Question

I followed Ray Wenderlich's tutorial to implement receipt validation in my app. The code connects to Apple's validation server directly from my app rather than going through my own server.

After I submitted my first binary to the AppStore, I tested my app and the in-app purchasing didn't work because I had switched it over from the sandbox URL to the production URL.

Will this also fail when they AppStore reviewers test it and therefore be rejected? I've read this post but I'm still very confused about whether that applies to me if I'm not using my own server.

Was it helpful?

Solution

The solution is quite simple and it was explained on session 308 of WWDC 2012 (the video is available for registered developers). The session was related to subscriptions but you can extend it for in app purchases.

What happens is that when you develop you hard code your app to validate the receipt with the sandbox. Then you send the app to review, you clearly hard coded your app to validate the receipt with the production server.

But nothing prevents you from doing the validation in two steps:

  • always validate the receipt with the production server first, this will apply for 99% of your app life. If the receipt is validated, you're done.
  • if previous validation failed, just validate the receipt with the sandbox server. This should cover your development needs and of course fake receipts will fail validation too.

By the way, and this is officially stated in the documentation ONLY for subscriptions, if you try to validate a sandbox receipt with the production server you will get a specific status code; there is another status code that covers the case of production receipt validated with the sandbox server. In all cases the two worlds, sandbox and production, are always separated.

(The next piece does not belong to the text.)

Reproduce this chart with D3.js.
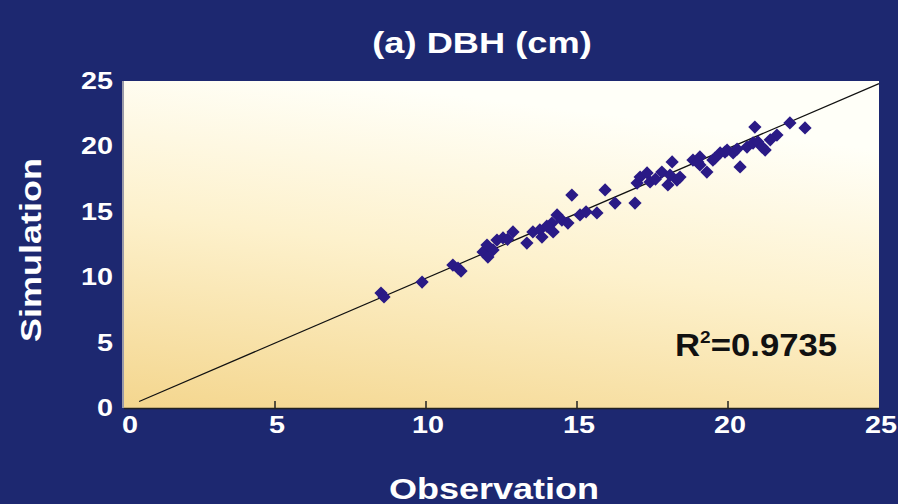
<!DOCTYPE html>
<html><head><meta charset="utf-8">
<script src="https://cdn.jsdelivr.net/npm/d3@7"></script>
<style>html,body{margin:0;padding:0;background:#1d2870;}svg{display:block;}</style>
</head><body>
<svg id="c" width="898" height="504"></svg>
<script>
const title = "(a) DBH (cm)";
const xLabel = "Observation";
const yLabel = "Simulation";
const r2Text = "0.9735";
const xTicks = [0, 5, 10, 15, 20, 25];
const yTicks = [0, 5, 10, 15, 20, 25];
const obs = [8.51,8.61,9.87,10.89,11.06,11.16,11.89,12.05,12.02,12.22,12.35,12.55,12.88,13.34,13.54,13.77,13.84,14.17,14.34,14.50,14.21,14.70,14.83,15.10,15.66,15.93,16.26,16.92,16.99,17.09,17.32,17.42,17.81,18.15,18.08,18.31,18.01,18.84,19.07,19.30,19.50,19.74,19.97,20.17,20.40,20.63,20.83,20.89,20.99,21.23,21.62,22.05,22.55,19.07,19.57,19.90,18.41,19.00,21.13,21.40,12.70,14.00,15.30,17.60,20.30];
const sim = [8.79,8.49,9.63,10.93,10.70,10.47,11.93,11.54,12.46,12.08,12.84,13.00,13.46,12.61,13.46,13.61,13.07,14.14,14.76,14.37,13.46,14.14,16.28,14.76,14.91,16.67,15.67,15.67,17.20,17.66,17.97,17.28,18.04,18.81,17.81,17.43,17.05,18.96,18.58,18.04,18.96,19.50,19.72,19.50,18.43,19.95,20.26,21.48,20.34,19.72,20.87,21.79,21.41,19.19,19.11,19.57,17.66,18.80,19.95,20.50,12.90,13.90,15.00,17.50,19.80];
const fitLine = [[0.5, 0.5], [25, 24.8]];

const svg = d3.select("#c");
const W = 898, H = 504;
svg.append("rect").attr("width", W).attr("height", H).attr("fill", "#1d2870");

const L = 124, R = 879, T = 81, B = 408;
const x = d3.scaleLinear().domain([0, 25]).range([L, R]);
const y = d3.scaleLinear().domain([0, 25]).range([B, T]);

const defs = svg.append("defs");
const g = defs.append("linearGradient").attr("id", "bg")
  .attr("x1", "0.3").attr("y1", "0").attr("x2", "0").attr("y2", "1");
g.append("stop").attr("offset", "0").attr("stop-color", "#fffff8");
g.append("stop").attr("offset", "0.45").attr("stop-color", "#fdf1cc");
g.append("stop").attr("offset", "1").attr("stop-color", "#f4d68e");

svg.append("rect").attr("x", L).attr("y", T).attr("width", R - L).attr("height", B - T)
  .attr("fill", "url(#bg)");
svg.append("line").attr("x1", L - 1).attr("x2", L - 1).attr("y1", T).attr("y2", B)
  .attr("stroke", "#9a9aa8").attr("stroke-width", 2);
svg.append("line").attr("x1", L).attr("x2", R).attr("y1", B + 0.5).attr("y2", B + 0.5)
  .attr("stroke", "#222").attr("stroke-width", 1.5);

// inner ticks
svg.append("g").selectAll("line").data(xTicks.slice(1, -1)).join("line")
  .attr("x1", d => x(d)).attr("x2", d => x(d)).attr("y1", B).attr("y2", B - 7)
  .attr("stroke", "#222").attr("stroke-width", 1.5);

function sText(sel, sx) {
  return sel.attr("transform", function () {
    const tx = +this.getAttribute("data-x"), ty = +this.getAttribute("data-y");
    return `translate(${tx},${ty}) scale(${sx},1)`;
  });
}
const font = "'Liberation Sans', Arial, sans-serif";

// tick labels
svg.append("g").selectAll("text").data(xTicks).join("text")
  .attr("data-x", d => x(d) + (d === 0 ? 6 : 2)).attr("data-y", 433)
  .attr("text-anchor", "middle").attr("fill", "#fff")
  .attr("font-family", font).attr("font-weight", "bold").attr("font-size", 24)
  .text(d => d).call(sText, 1.2);
svg.append("g").selectAll("text").data(yTicks).join("text")
  .attr("data-x", 113).attr("data-y", d => y(d) + 8)
  .attr("text-anchor", "end").attr("fill", "#fff")
  .attr("font-family", font).attr("font-weight", "bold").attr("font-size", 24)
  .text(d => d).call(sText, 1.2);

// fit line
svg.append("line")
  .attr("x1", x(fitLine[0][0])).attr("y1", y(fitLine[0][1]))
  .attr("x2", x(fitLine[1][0])).attr("y2", y(fitLine[1][1]))
  .attr("stroke", "#111").attr("stroke-width", 1.2);

// points
const pts = obs.map((o, i) => ({ o, s: sim[i] }));
svg.append("g").selectAll("path").data(pts).join("path")
  .attr("d", d3.symbol().type(d3.symbolDiamond2).size(112))
  .attr("transform", d => `translate(${x(d.o)},${y(d.s)})`)
  .attr("fill", "#2a1a86");

// title
svg.append("text").attr("data-x", 482).attr("data-y", 53)
  .attr("text-anchor", "middle").attr("fill", "#fff")
  .attr("font-family", font).attr("font-weight", "bold").attr("font-size", 29)
  .text(title).call(sText, 1.25);

// axis titles
svg.append("text").attr("data-x", 494).attr("data-y", 499)
  .attr("text-anchor", "middle").attr("fill", "#fff")
  .attr("font-family", font).attr("font-weight", "bold").attr("font-size", 30)
  .text(xLabel).call(sText, 1.2);
svg.append("text")
  .attr("transform", "translate(41,250) rotate(-90) scale(1.2,1)")
  .attr("text-anchor", "middle").attr("fill", "#fff")
  .attr("font-family", font).attr("font-weight", "bold").attr("font-size", 30)
  .text(yLabel);

// R^2
const rt = svg.append("text").attr("data-x", 675).attr("data-y", 356)
  .attr("fill", "#111").attr("font-family", font).attr("font-weight", "bold").attr("font-size", 31);
rt.append("tspan").text("R");
rt.append("tspan").attr("font-size", 17).attr("dy", -13).text("2");
rt.append("tspan").attr("dy", 13).text("=" + r2Text);
rt.call(sText, 1.12);
</script>
</body></html>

Don't forget also that with iOS7 added a new safer way to manage receipt validation directly from the device: consider in fact that receipt validation directly from the client (that you don't fully control, e.g. with jailbroken devices) is less secure than receipt validation done through a server you control.

OTHER TIPS

Always verify your receipt first with the production URL; proceed to verify with the sandbox URL if you receive a 21007 status code. Following this approach ensures that you do not have to switch between URLs while your application is being tested or reviewed in the sandbox or is live in the App Store.

Note: The 21007 status code indicates that this receipt is a sandbox receipt, but it was sent to the production service for verification.

There is no public API to call to distinguish the production and sandbox environments so that you can decide which server to use ahead of time. If you have implemented the recommended receipt validation process, the fix can be implemented at your server which contacts the StoreKit server. If the status code for the validation attempt is 21007, then try again at the sandbox server.

It could fail. I had an app with in app purchases (but not based on my server, straight apple code) that work in development but crashed once released by Apple. It crashed because I had not done all the proper steps in iTunes Connect.

The surprising thing was that the reviewers didn't catch this, presumably since they were also working in a sandboxed environment.

I'm not sure this helps you, hope it does.